## The task:
From the listing below, copy word for word every line starting at the one that includes "Clone this chart in Apache ECharts." and ending at the one that includes "return [x, ys[i]];"; the pictures are omitted.

## Available data:
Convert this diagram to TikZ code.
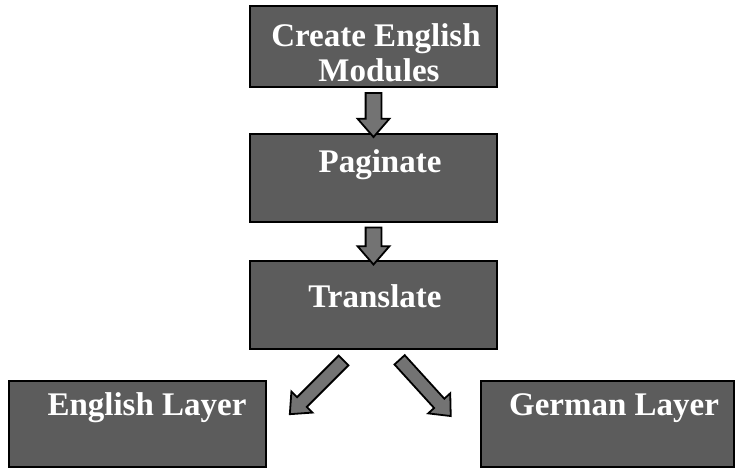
\documentclass[tikz,border=0pt]{standalone}
\usepackage{fontspec}
\setmainfont{Liberation Serif}
\usetikzlibrary{shapes.arrows,calc}
\begin{document}
\begin{tikzpicture}[x=1pt,y=-1pt,
  stepbox/.style={draw=black,line width=2.5pt,fill=black!64,inner sep=0pt},
  steptext/.style={text=white,font=\fontsize{33}{35}\selectfont\bfseries,anchor=base,inner sep=0pt},
  blockarrow/.style={single arrow,draw=black,line width=1.8pt,fill=black!55,
    inner xsep=0pt,inner ysep=7pt,single arrow head extend=8pt,single arrow tip angle=82,
    minimum height=#1,minimum width=0pt},
  blockarrow/.default=40pt]
\useasboundingbox (0,0) rectangle (736,470);
\node[stepbox,minimum width=247pt,minimum height=81pt] (create) at (373.5,46.5) {};
\node[stepbox,minimum width=247pt,minimum height=88pt] (pag) at (373.5,178) {};
\node[stepbox,minimum width=247pt,minimum height=88pt] (trans) at (373.5,305) {};
\node[stepbox,minimum width=257pt,minimum height=86pt] (eng) at (137.5,424) {};
\node[stepbox,minimum width=253pt,minimum height=86pt] (ger) at (607.5,424) {};
\node[steptext] (t1) at (376,47) {Create English};
\node[steptext] (t1b) at (379,82) {Modules};
\node[steptext] (t2) at (380,173) {Paginate};
\node[steptext] (t3) at (375,307) {Translate};
\node[steptext] (t4) at (147,415) {English Layer};
\node[steptext] (t5) at (614,415) {German Layer};
\node[blockarrow=44pt,rotate=-90] (a1) at ($(create.south)!0.5!(pag.north)$) {};
\node[blockarrow=37pt,rotate=-90] (a2) at ($(pag.south)!0.5!(trans.north)$) {};
\coordinate (l1) at (347,357);
\coordinate (l2) at (292,412);
\coordinate (r1) at (397,357);
\coordinate (r2) at (448,413);
\node[blockarrow=76pt,rotate=-135,inner ysep=6pt] (al) at ($(l1)!0.5!(l2)$) {};
\node[blockarrow=76pt,rotate=-47.7,inner ysep=6pt] (ar) at ($(r1)!0.5!(r2)$) {};
\end{tikzpicture}
\end{document}
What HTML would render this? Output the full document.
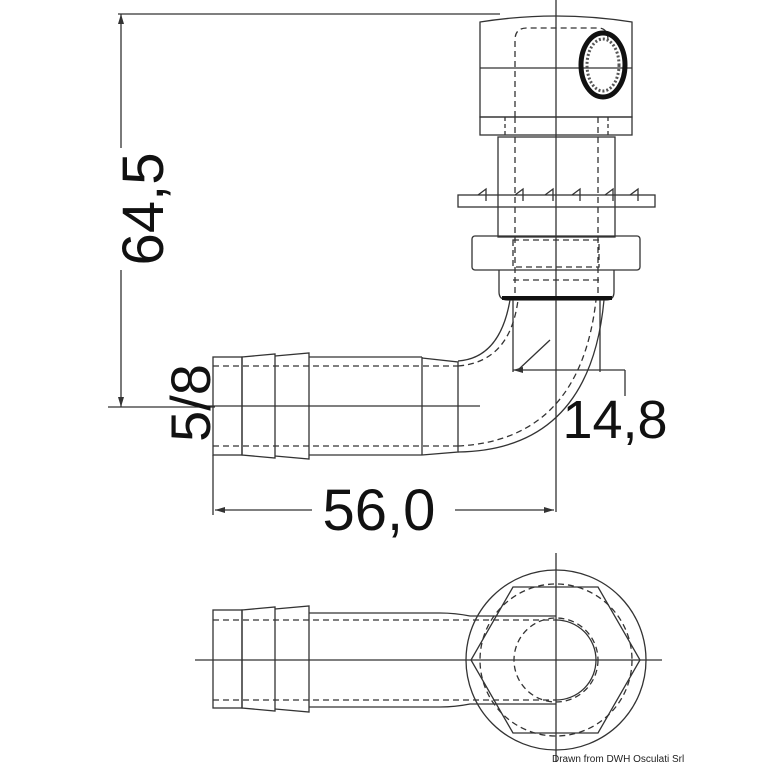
<!DOCTYPE html>
<html><head><style>body{margin:0;background:#fff}svg{display:block}</style></head><body>
<svg width="768" height="768" viewBox="0 0 768 768" xmlns="http://www.w3.org/2000/svg" font-family="Liberation Sans, sans-serif">
<g fill="none" stroke="#333" stroke-width="1.3">
<line x1="118" y1="14" x2="500" y2="14"/>
<line x1="121" y1="14" x2="121" y2="148"/>
<line x1="121" y1="270" x2="121" y2="407"/>
<line x1="108" y1="407" x2="215" y2="407"/>
<line x1="556" y1="0" x2="556" y2="512"/>
<path d="M480 22 Q556 10 632 22 L632 117 L480 117 Z"/>
<line x1="480" y1="68" x2="632" y2="68"/>
<rect x="480" y="117" width="152" height="18"/>
<path d="M515 117 V40 Q515 28 527 28 H598 Q608 28 608 40" stroke-dasharray="6,4"/>
<ellipse cx="603" cy="65" rx="22" ry="32" stroke="#111" stroke-width="5"/>
<ellipse cx="603" cy="65" rx="16" ry="26" stroke="#555" stroke-dasharray="2,2" stroke-width="3"/>
<rect x="498" y="137" width="117" height="100"/>
<line x1="515" y1="117" x2="515" y2="300" stroke-dasharray="6,4"/>
<line x1="598" y1="117" x2="598" y2="300" stroke-dasharray="6,4"/>
<line x1="505" y1="117" x2="505" y2="137" stroke-dasharray="4,3"/>
<line x1="608" y1="117" x2="608" y2="137" stroke-dasharray="4,3"/>
<rect x="458" y="195" width="197" height="12"/>
<path d="M478 195 l8 -6 v12 M515 195 l8 -6 v12 M545 195 l8 -6 v12 M572 195 l8 -6 v12 M605 195 l8 -6 v12 M630 195 l8 -6 v12"/>
<rect x="472" y="236" width="168" height="34" rx="3"/>
<rect x="513" y="240" width="86" height="27" stroke-dasharray="6,4"/>
<path d="M499 270 V292 Q499 300 508 300 H606 Q614 300 614 292 V270"/>
<line x1="502" y1="298" x2="612" y2="298" stroke="#111" stroke-width="4"/>
<line x1="513" y1="280" x2="600" y2="280" stroke-dasharray="6,4"/>
<rect x="213" y="357" width="29" height="98"/>
<path d="M242 357 L275 354 L275 458 L242 455 Z"/>
<path d="M275 356 L309 353 L309 459 L275 456"/>
<line x1="309" y1="357" x2="422" y2="357"/>
<line x1="309" y1="455" x2="422" y2="455"/>
<line x1="422" y1="357" x2="422" y2="455"/>
<path d="M422 358 L458 362 L458 452 L422 455"/>
<line x1="213" y1="366" x2="458" y2="366" stroke-dasharray="6,4"/>
<line x1="213" y1="446" x2="458" y2="446" stroke-dasharray="6,4"/>
<line x1="200" y1="406" x2="480" y2="406"/>
<path d="M458 361 Q500 358 510 300"/>
<path d="M458 452 Q590 450 604 300"/>
<path d="M458 366 Q510 362 518 300" stroke-dasharray="6,4"/>
<path d="M458 446 Q580 440 596 300" stroke-dasharray="6,4"/>
<line x1="513" y1="370" x2="625" y2="370"/>
<line x1="625" y1="370" x2="625" y2="396"/>
<line x1="513" y1="300" x2="513" y2="372"/>
<line x1="600" y1="300" x2="600" y2="372"/>
<path d="M518 370 L550 340"/>
<line x1="213" y1="455" x2="213" y2="515"/>
<line x1="215" y1="510" x2="312" y2="510"/>
<line x1="455" y1="510" x2="554" y2="510"/>
<line x1="195" y1="660" x2="662" y2="660"/>
<line x1="556" y1="553" x2="556" y2="762"/>
<rect x="213" y="610" width="29" height="98"/>
<path d="M242 610 L275 607 L275 711 L242 708 Z"/>
<path d="M275 609 L309 606 L309 712 L275 709"/>
<path d="M309 613 H440 Q455 613 470 616 H556"/>
<path d="M309 707 H440 Q455 707 470 704 H556"/>
<line x1="213" y1="620" x2="556" y2="620" stroke-dasharray="6,4"/>
<line x1="213" y1="700" x2="556" y2="700" stroke-dasharray="6,4"/>
<circle cx="556" cy="660" r="90"/>
<polygon points="513,587 598,587 640,660 598,733 513,733 471,660"/>
<circle cx="556" cy="660" r="42" stroke-dasharray="6,4"/>
<path d="M556 620 A40 40 0 0 1 556 700" />
<circle cx="556" cy="660" r="76" stroke-dasharray="6,4"/>
</g>
<g fill="#333">
<polygon points="121,14 118,24 124,24"/>
<polygon points="121,407 118,397 124,397"/>
<polygon points="215,510 225,507 225,513"/>
<polygon points="554,510 544,507 544,513"/>
<polygon points="513,370 523,367 523,373"/>
</g>
<g fill="#111">
<text transform="translate(163,209) rotate(-90)" text-anchor="middle" font-size="58">64,5</text>
<text transform="translate(210,403) rotate(-90)" text-anchor="middle" font-size="56">5/8</text>
<text x="379" y="530" text-anchor="middle" font-size="58">56,0</text>
<text x="615" y="438" text-anchor="middle" font-size="54">14,8</text>
</g>
<text x="552" y="762" font-size="10" fill="#222">Drawn from DWH Osculati Srl</text>
</svg>
</body></html>
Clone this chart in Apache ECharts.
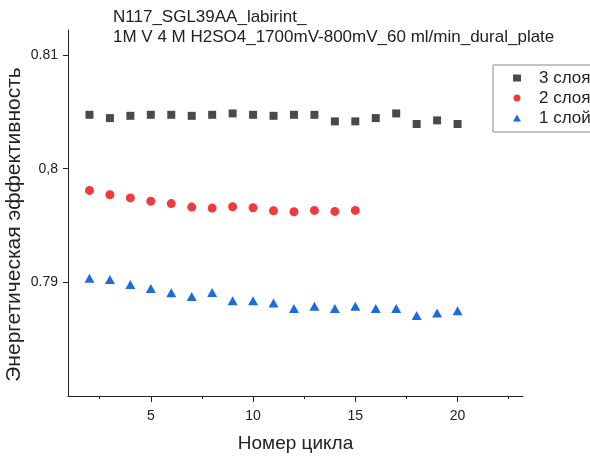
<!DOCTYPE html>
<html>
<head>
<meta charset="utf-8">
<script src="https://cdn.jsdelivr.net/npm/echarts@6/dist/echarts.min.js"></script>
<style>
html,body{margin:0;padding:0;background:#fff;}
#chart{width:590px;height:458px;}
</style>
</head>
<body>
<div id="chart"></div>
<script>
var titleLines = ['N117_SGL39AA_labirint_', '1M V 4 M H2SO4_1700mV-800mV_60 ml/min_dural_plate'];
var xAxisName = 'Номер цикла';
var yAxisName = 'Энергетическая эффективность';
var seriesNames = ['3 слоя', '2 слоя', '1 слой'];

var cycles3 = [2,3,4,5,6,7,8,9,10,11,12,13,14,15,16,17,18,19,20];
var eff3 = [0.80474,0.80445,0.80465,0.80474,0.80474,0.80465,0.80474,0.80486,0.80474,0.80465,0.80474,0.80474,0.80416,0.80416,0.80445,0.80486,0.80393,0.80425,0.80393];

var cycles2 = [2,3,4,5,6,7,8,9,10,11,12,13,14,15];
var eff2 = [0.79809,0.79771,0.79743,0.79714,0.79693,0.79662,0.79653,0.79665,0.79656,0.79630,0.79621,0.79633,0.79624,0.79633];

var cycles1 = [2,3,4,5,6,7,8,9,10,11,12,13,14,15,16,17,18,19,20];
var eff1 = [0.79036,0.79026,0.78980,0.78945,0.78908,0.78876,0.78911,0.78839,0.78839,0.78818,0.78769,0.78789,0.78769,0.78789,0.78769,0.78769,0.78709,0.78731,0.78749];

var xMajorTicks = [5,10,15,20];
var xMinorTicks = [2.5,7.5,12.5,17.5,22.5];
var yTickValues = [0.79, 0.8, 0.81];
var yTickLabels = ['0.79', '0,8', '0.81'];

function pairs(xs, ys){ return xs.map(function(x,i){ return [x, ys[i]]; }); }

var FONT = 'Liberation Sans, Arial, sans-serif';
var chart = echarts.init(document.getElementById('chart'), null, {renderer:'canvas'});
chart.setOption({
  backgroundColor: '#fff',
  animation: false,
  textStyle: {fontFamily: FONT},
  title: {
    text: titleLines.join('\n'),
    left: 113, top: 7,
    padding: 0,
    textStyle: {fontSize: 17, fontWeight: 'normal', color: '#222', lineHeight: 20, fontFamily: FONT}
  },
  legend: {
    orient: 'vertical',
    left: 493, top: 65,
    padding: [3, 40, 4, 20],
    itemGap: 0,
    itemWidth: 8, itemHeight: 7,
    borderColor: '#888', borderWidth: 1,
    data: seriesNames,
    textStyle: {fontSize: 17, color: '#222', lineHeight: 20, padding: [0,0,0,13], fontFamily: FONT}
  },
  grid: {left: 68, right: 67, top: 30, bottom: 57, containLabel: false},
  xAxis: [{
    type: 'value', min: 0.95, max: 23.2,
    name: xAxisName, nameLocation: 'middle', nameGap: 38,
    nameTextStyle: {fontSize: 19, color: '#222', fontFamily: FONT},
    axisLine: {show: true, onZero: false, lineStyle: {color: '#222', width: 1}},
    axisTick: {show: true, customValues: xMajorTicks, length: 6, lineStyle: {color: '#222'}},
    axisLabel: {customValues: xMajorTicks, margin: 13, fontSize: 14, color: '#222', fontFamily: FONT},
    splitLine: {show: false}
  }, {
    type: 'value', min: 0.95, max: 23.2, position: 'bottom',
    axisLine: {show: false},
    axisTick: {show: true, customValues: xMinorTicks, length: 3, lineStyle: {color: '#222'}},
    axisLabel: {show: false},
    splitLine: {show: false}
  }],
  yAxis: {
    type: 'value', min: 0.78, max: 0.8122,
    axisLine: {show: true, onZero: false, lineStyle: {color: '#222', width: 1}},
    axisTick: {show: true, customValues: yTickValues, length: 5, lineStyle: {color: '#222'}},
    axisLabel: {
      customValues: yTickValues, margin: 10, fontSize: 14, color: '#222', fontFamily: FONT,
      formatter: function(v){
        for (var i=0;i<yTickValues.length;i++){ if (Math.abs(v-yTickValues[i])<1e-9) return yTickLabels[i]; }
        return '';
      }
    },
    splitLine: {show: false}
  },
  graphic: [{
    type: 'text',
    x: 14, y: 224.5, rotation: Math.PI/2,
    style: {text: yAxisName, fontSize: 21, fill: '#222', align: 'center', verticalAlign: 'middle', fontFamily: FONT}
  }],
  series: [{
    name: seriesNames[0], type: 'scatter', symbol: 'rect', symbolSize: 8,
    itemStyle: {color: '#4a4a4a', opacity: 1},
    data: pairs(cycles3, eff3)
  }, {
    name: seriesNames[1], type: 'scatter', symbol: 'circle', symbolSize: 9,
    itemStyle: {color: '#ef3b3e', opacity: 1},
    data: pairs(cycles2, eff2)
  }, {
    name: seriesNames[2], type: 'scatter', symbol: 'triangle', symbolSize: [10, 9],
    itemStyle: {color: '#1b6ddc', opacity: 1},
    data: pairs(cycles1, eff1)
  }]
});
</script>
</body>
</html>
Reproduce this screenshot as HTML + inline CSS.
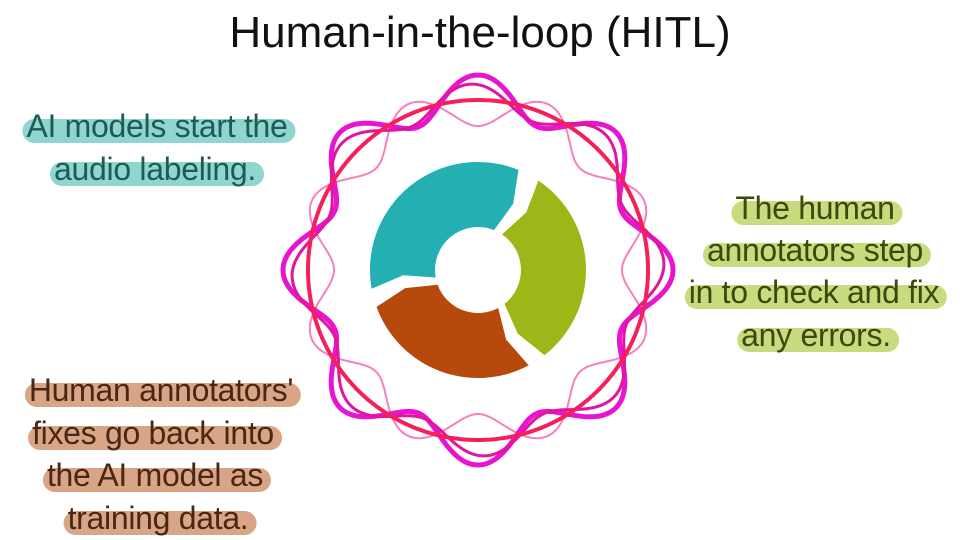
<!DOCTYPE html>
<html><head><meta charset="utf-8"><style>
html,body{margin:0;padding:0;background:#fff}
#c{position:relative;width:960px;height:540px;overflow:hidden;font-family:"Liberation Sans",sans-serif}
.t{position:absolute;white-space:nowrap;font-size:32px;line-height:38px;transform:translateX(-50%);letter-spacing:-0.3px}
.t span{position:relative;z-index:1}
.t:before{content:"";position:absolute;left:-4px;right:-8px;top:12px;bottom:2px;border-radius:12px;background:var(--h);z-index:0}
.a{color:#1d5b56;--h:#8fd5d0}
.g{color:#3b4a0c;--h:#c8dc7f}
.b{color:#4a2613;--h:#d8a686}
</style></head><body><div id="c">
<div style="position:absolute;left:0;width:960px;top:8px;text-align:center;font-size:44px;color:#111">Human-in-the-loop (HITL)</div>
<svg id="s" width="960" height="540" style="position:absolute;left:0;top:0">
<g id="d"></g>
</svg>
<div class="t a" style="left:157px;top:107px"><span>AI models start the</span></div>
<div class="t a" style="left:155px;top:150px"><span>audio labeling.</span></div>
<div class="t g" style="left:815px;top:189px"><span>The human</span></div>
<div class="t g" style="left:815px;top:231px"><span>annotators step</span></div>
<div class="t g" style="left:814px;top:273px"><span>in to check and fix</span></div>
<div class="t g" style="left:816px;top:316px"><span>any errors.</span></div>
<div class="t b" style="left:161px;top:371px"><span>Human annotators'</span></div>
<div class="t b" style="left:153px;top:414px"><span>fixes go back into</span></div>
<div class="t b" style="left:155px;top:456px"><span>the AI model as</span></div>
<div class="t b" style="left:158px;top:499px"><span>training data.</span></div>
</div>
<script>
var cx=478,cy=270,g=document.getElementById('d'),ns='http://www.w3.org/2000/svg';
function wave(R,A,ph,col,w){var p='';for(var i=0;i<=720;i++){var t=i/720*2*Math.PI;var r=R+A*Math.cos(8*t+ph);var x=cx+r*Math.sin(t),y=cy-r*Math.cos(t);p+=(i?'L':'M')+x.toFixed(1)+' '+y.toFixed(1);}
var e=document.createElementNS(ns,'path');e.setAttribute('d',p);e.setAttribute('fill','none');e.setAttribute('stroke',col);e.setAttribute('stroke-width',w);g.appendChild(e);}
wave(162,18,Math.PI,'#f77fc0',2);
wave(175,20,0,'#e815d0',5);
wave(172,14,0.3,'#e0169c',3);
wave(170,0,0,'#f5205a',4);
function pt(r,a){a=a*Math.PI/180;return (cx+r*Math.cos(a)).toFixed(1)+' '+(cy+r*Math.sin(a)).toFixed(1);}
function seg(a0,a1,col){var R=108,r=43;var large=(a1-a0)>180?1:0;
var d='M'+pt(R,a0)+'A'+R+' '+R+' 0 '+large+' 1 '+pt(R,a1)+'L'+pt(75,a1+6)+'L'+pt(r,a1)+'A'+r+' '+r+' 0 '+large+' 0 '+pt(r,a0)+'L'+pt(75,a0+6)+'Z';
var e=document.createElementNS(ns,'path');e.setAttribute('d',d);e.setAttribute('fill',col);g.appendChild(e);}
seg(170,292,'#24b0b3');
seg(304,412,'#9eb617');
seg(62,160,'#b54a0c');
</script>
</body></html>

## Output of the exercise:
Clone this chart in Apache ECharts.
<!DOCTYPE html>
<html>
<head>
<meta charset="utf-8">
<script src="https://cdn.jsdelivr.net/npm/echarts@6/dist/echarts.min.js"></script>
<style>
html,body{margin:0;padding:0;background:#fff;}
#chart{width:590px;height:458px;}
</style>
</head>
<body>
<div id="chart"></div>
<script>
var titleLines = ['N117_SGL39AA_labirint_', '1M V 4 M H2SO4_1700mV-800mV_60 ml/min_dural_plate'];
var xAxisName = 'Номер цикла';
var yAxisName = 'Энергетическая эффективность';
var seriesNames = ['3 слоя', '2 слоя', '1 слой'];

var cycles3 = [2,3,4,5,6,7,8,9,10,11,12,13,14,15,16,17,18,19,20];
var eff3 = [0.80474,0.80445,0.80465,0.80474,0.80474,0.80465,0.80474,0.80486,0.80474,0.80465,0.80474,0.80474,0.80416,0.80416,0.80445,0.80486,0.80393,0.80425,0.80393];

var cycles2 = [2,3,4,5,6,7,8,9,10,11,12,13,14,15];
var eff2 = [0.79809,0.79771,0.79743,0.79714,0.79693,0.79662,0.79653,0.79665,0.79656,0.79630,0.79621,0.79633,0.79624,0.79633];

var cycles1 = [2,3,4,5,6,7,8,9,10,11,12,13,14,15,16,17,18,19,20];
var eff1 = [0.79036,0.79026,0.78980,0.78945,0.78908,0.78876,0.78911,0.78839,0.78839,0.78818,0.78769,0.78789,0.78769,0.78789,0.78769,0.78769,0.78709,0.78731,0.78749];

var xMajorTicks = [5,10,15,20];
var xMinorTicks = [2.5,7.5,12.5,17.5,22.5];
var yTickValues = [0.79, 0.8, 0.81];
var yTickLabels = ['0.79', '0,8', '0.81'];

function pairs(xs, ys){ return xs.map(function(x,i){ return [x, ys[i]]; }); }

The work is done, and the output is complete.